Les nouveautés fiscales en 2024
En 2024, plusieurs évolutions viennent renforcer le cadre réglementaire. Parmi celles-ci :
- La mise en place d’une directive européenne (DAC8) venant renforcer l’échange d’informations fiscales relatives aux cryptomonnaies entre les pays membres de l’UE.
- La demande croissante de transparence des plateformes d’échange qui, pour pouvoir exercer dans l’Union européenne, doivent désormais s’enregistrer auprès des autorités financières locales.

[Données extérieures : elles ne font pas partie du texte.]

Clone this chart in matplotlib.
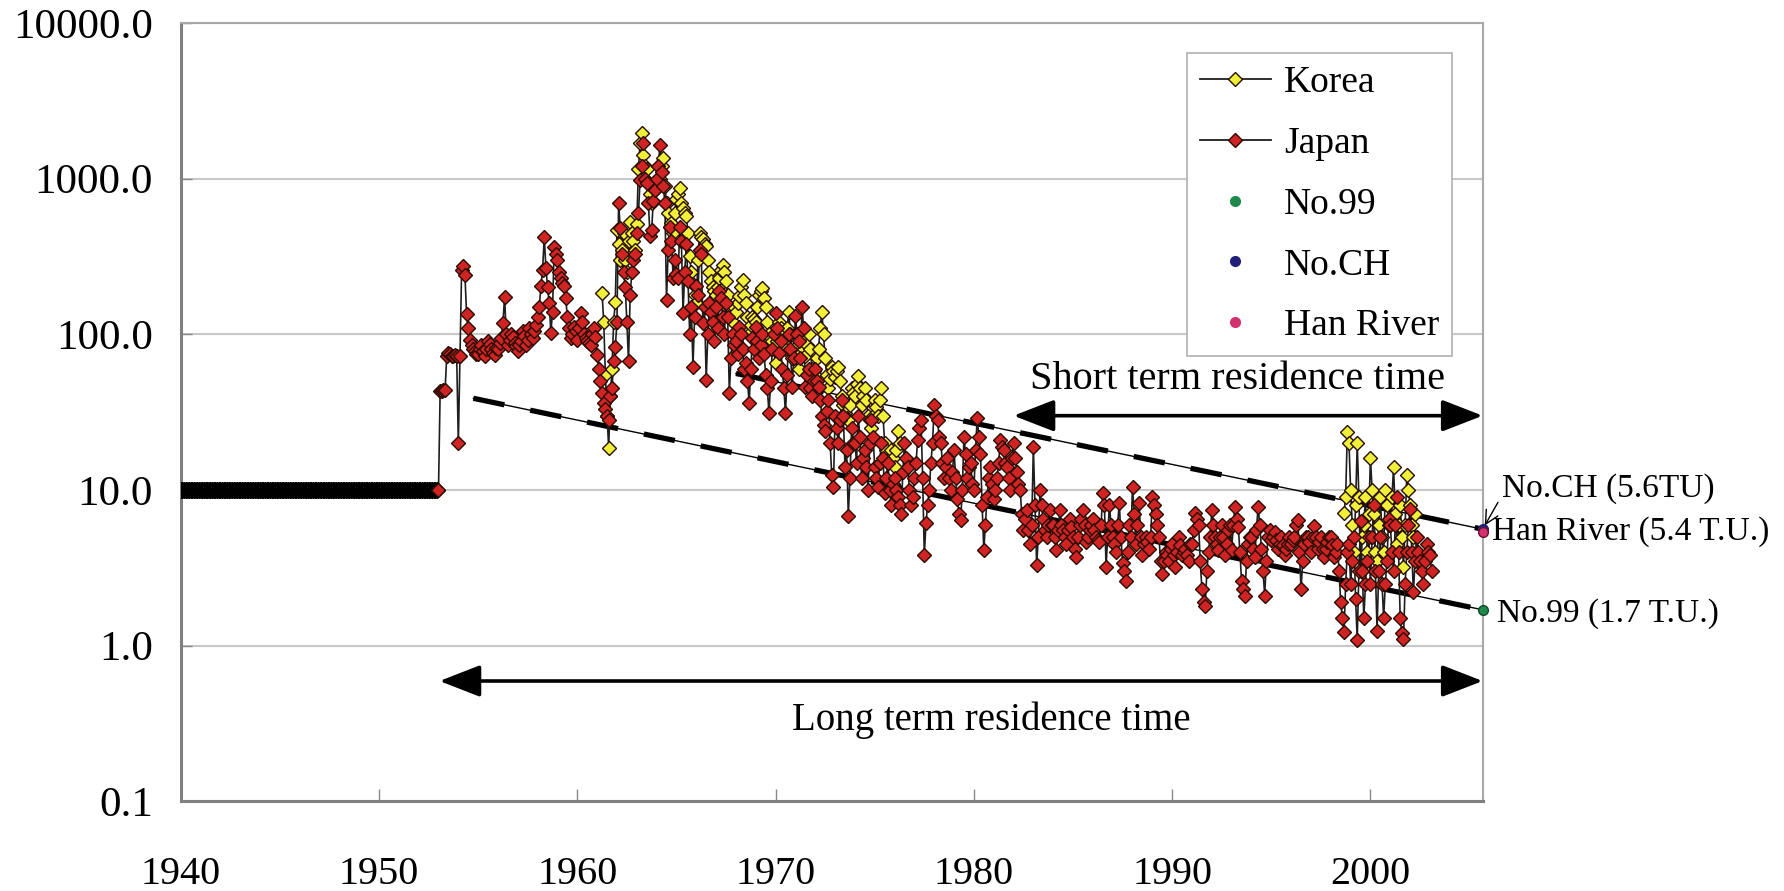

- L’arrivée possible d’un prélèvement à la source sur les plus-values sous certaines conditions, bien que cette mesure reste encore au stade de réflexion.
Ces évolutions montrent que les cryptomonnaies ne sont plus un “far west” fiscal. Les autorités mettent en place des mécanismes similaires à ceux de la finance traditionnelle afin de mieux encadrer l’activité et lutter contre le blanchiment d’argent ainsi que la fraude fiscale.
Bonnes pratiques pour rester en règle
Pour éviter toute mauvaise surprise avec l’administration fiscale, voici quelques bonnes pratiques à adopter :
- Tenez un registre précis : Historique des achats, ventes, transferts entre wallets, dates, montants… Chaque mouvement doit être consigné.
- Utilisez des logiciels de gestion fiscale : Ces outils automatisent les calculs et simplifient la déclaration.
- Anticipez votre déclaration annuelle : Ne laissez pas les démarches pour le dernier moment. Le formulaire 2086, en particulier, peut être chronophage.
- Informez-vous régulièrement : La conformité passe par une bonne veille réglementaire. Les règles fiscales peuvent évoluer rapidement.
En 2024, déclarer ses cryptomonnaies aux impôts n’est plus une option, c’est une obligation légale. Que vous soyez un investisseur averti ou un simple détenteur occasionnel, il est nécessaire d’agir avec prudence et transparence. Loin d’être une entrave, cette rigueur permet aussi de sécuriser vos investissements sur le long terme, en évitant toute épée de Damoclès fiscale.